• [AIM OF THE EXERCISE] Can you transcribe every line exactly and leave the pictures behind?

• [STORED DATA]
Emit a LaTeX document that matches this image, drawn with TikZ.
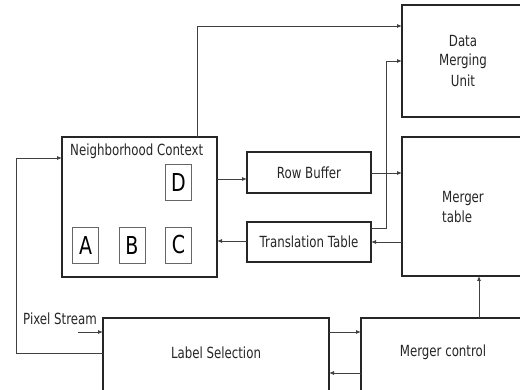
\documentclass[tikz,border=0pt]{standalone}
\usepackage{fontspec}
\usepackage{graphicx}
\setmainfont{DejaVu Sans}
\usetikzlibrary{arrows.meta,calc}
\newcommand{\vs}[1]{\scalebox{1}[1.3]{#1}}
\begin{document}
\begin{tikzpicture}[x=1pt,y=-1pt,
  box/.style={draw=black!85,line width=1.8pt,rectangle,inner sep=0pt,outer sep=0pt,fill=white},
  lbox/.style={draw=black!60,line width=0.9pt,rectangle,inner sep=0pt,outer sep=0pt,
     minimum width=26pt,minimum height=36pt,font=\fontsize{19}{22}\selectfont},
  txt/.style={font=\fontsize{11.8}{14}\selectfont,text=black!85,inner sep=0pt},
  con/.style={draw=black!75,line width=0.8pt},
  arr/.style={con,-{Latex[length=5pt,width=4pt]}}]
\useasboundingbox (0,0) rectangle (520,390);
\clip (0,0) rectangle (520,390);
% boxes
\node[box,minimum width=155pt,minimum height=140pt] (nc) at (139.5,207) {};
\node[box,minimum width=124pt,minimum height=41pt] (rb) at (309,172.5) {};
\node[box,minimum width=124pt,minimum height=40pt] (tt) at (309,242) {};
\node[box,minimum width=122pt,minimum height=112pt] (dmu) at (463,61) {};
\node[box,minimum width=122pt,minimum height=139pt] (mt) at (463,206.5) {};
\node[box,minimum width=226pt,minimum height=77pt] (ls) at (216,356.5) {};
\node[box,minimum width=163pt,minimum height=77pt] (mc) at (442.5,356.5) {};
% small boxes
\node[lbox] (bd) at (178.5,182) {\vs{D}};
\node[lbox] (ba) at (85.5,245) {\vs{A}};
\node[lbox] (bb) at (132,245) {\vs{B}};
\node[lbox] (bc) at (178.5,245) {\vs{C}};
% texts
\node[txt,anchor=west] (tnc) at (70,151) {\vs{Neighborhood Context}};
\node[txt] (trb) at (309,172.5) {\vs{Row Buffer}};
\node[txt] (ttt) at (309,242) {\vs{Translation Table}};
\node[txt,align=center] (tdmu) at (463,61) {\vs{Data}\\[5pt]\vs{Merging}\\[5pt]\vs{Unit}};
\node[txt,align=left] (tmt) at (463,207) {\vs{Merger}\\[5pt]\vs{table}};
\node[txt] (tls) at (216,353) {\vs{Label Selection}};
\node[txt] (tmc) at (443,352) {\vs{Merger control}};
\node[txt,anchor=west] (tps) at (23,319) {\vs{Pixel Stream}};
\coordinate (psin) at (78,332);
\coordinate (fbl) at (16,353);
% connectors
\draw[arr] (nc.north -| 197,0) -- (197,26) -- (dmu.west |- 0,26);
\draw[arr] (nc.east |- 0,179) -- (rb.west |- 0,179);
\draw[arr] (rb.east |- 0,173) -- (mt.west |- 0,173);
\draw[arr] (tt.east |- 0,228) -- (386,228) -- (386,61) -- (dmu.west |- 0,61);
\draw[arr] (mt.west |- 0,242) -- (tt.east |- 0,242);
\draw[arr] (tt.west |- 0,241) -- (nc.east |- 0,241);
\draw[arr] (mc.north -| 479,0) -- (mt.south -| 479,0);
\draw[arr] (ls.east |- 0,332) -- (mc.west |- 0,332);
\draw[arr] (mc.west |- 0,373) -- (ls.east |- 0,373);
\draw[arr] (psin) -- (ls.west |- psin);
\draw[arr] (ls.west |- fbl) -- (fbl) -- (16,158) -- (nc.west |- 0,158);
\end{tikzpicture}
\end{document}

• [WRITTEN SOLUTION]
Emit a LaTeX document that matches this image, drawn with TikZ.
\documentclass[tikz,border=0pt]{standalone}
\usepackage{fontspec}
\usepackage{graphicx}
\setmainfont{DejaVu Sans}
\usetikzlibrary{arrows.meta,calc}
\newcommand{\vs}[1]{\scalebox{1}[1.3]{#1}}
\begin{document}
\begin{tikzpicture}[x=1pt,y=-1pt,
  box/.style={draw=black!85,line width=1.8pt,rectangle,inner sep=0pt,outer sep=0pt,fill=white},
  lbox/.style={draw=black!60,line width=0.9pt,rectangle,inner sep=0pt,outer sep=0pt,
     minimum width=26pt,minimum height=36pt,font=\fontsize{19}{22}\selectfont},
  txt/.style={font=\fontsize{11.8}{14}\selectfont,text=black!85,inner sep=0pt},
  con/.style={draw=black!75,line width=0.8pt},
  arr/.style={con,-{Latex[length=5pt,width=4pt]}}]
\useasboundingbox (0,0) rectangle (520,390);
\clip (0,0) rectangle (520,390);
% boxes
\node[box,minimum width=155pt,minimum height=140pt] (nc) at (139.5,207) {};
\node[box,minimum width=124pt,minimum height=41pt] (rb) at (309,172.5) {};
\node[box,minimum width=124pt,minimum height=40pt] (tt) at (309,242) {};
\node[box,minimum width=122pt,minimum height=112pt] (dmu) at (463,61) {};
\node[box,minimum width=122pt,minimum height=139pt] (mt) at (463,206.5) {};
\node[box,minimum width=226pt,minimum height=77pt] (ls) at (216,356.5) {};
\node[box,minimum width=163pt,minimum height=77pt] (mc) at (442.5,356.5) {};
% small boxes
\node[lbox] (bd) at (178.5,182) {\vs{D}};
\node[lbox] (ba) at (85.5,245) {\vs{A}};
\node[lbox] (bb) at (132,245) {\vs{B}};
\node[lbox] (bc) at (178.5,245) {\vs{C}};
% texts
\node[txt,anchor=west] (tnc) at (70,151) {\vs{Neighborhood Context}};
\node[txt] (trb) at (309,172.5) {\vs{Row Buffer}};
\node[txt] (ttt) at (309,242) {\vs{Translation Table}};
\node[txt,align=center] (tdmu) at (463,61) {\vs{Data}\\[5pt]\vs{Merging}\\[5pt]\vs{Unit}};
\node[txt,align=left] (tmt) at (463,207) {\vs{Merger}\\[5pt]\vs{table}};
\node[txt] (tls) at (216,353) {\vs{Label Selection}};
\node[txt] (tmc) at (443,352) {\vs{Merger control}};
\node[txt,anchor=west] (tps) at (23,319) {\vs{Pixel Stream}};
\coordinate (psin) at (78,332);
\coordinate (fbl) at (16,353);
% connectors
\draw[arr] (nc.north -| 197,0) -- (197,26) -- (dmu.west |- 0,26);
\draw[arr] (nc.east |- 0,179) -- (rb.west |- 0,179);
\draw[arr] (rb.east |- 0,173) -- (mt.west |- 0,173);
\draw[arr] (tt.east |- 0,228) -- (386,228) -- (386,61) -- (dmu.west |- 0,61);
\draw[arr] (mt.west |- 0,242) -- (tt.east |- 0,242);
\draw[arr] (tt.west |- 0,241) -- (nc.east |- 0,241);
\draw[arr] (mc.north -| 479,0) -- (mt.south -| 479,0);
\draw[arr] (ls.east |- 0,332) -- (mc.west |- 0,332);
\draw[arr] (mc.west |- 0,373) -- (ls.east |- 0,373);
\draw[arr] (psin) -- (ls.west |- psin);
\draw[arr] (ls.west |- fbl) -- (fbl) -- (16,158) -- (nc.west |- 0,158);
\end{tikzpicture}
\end{document}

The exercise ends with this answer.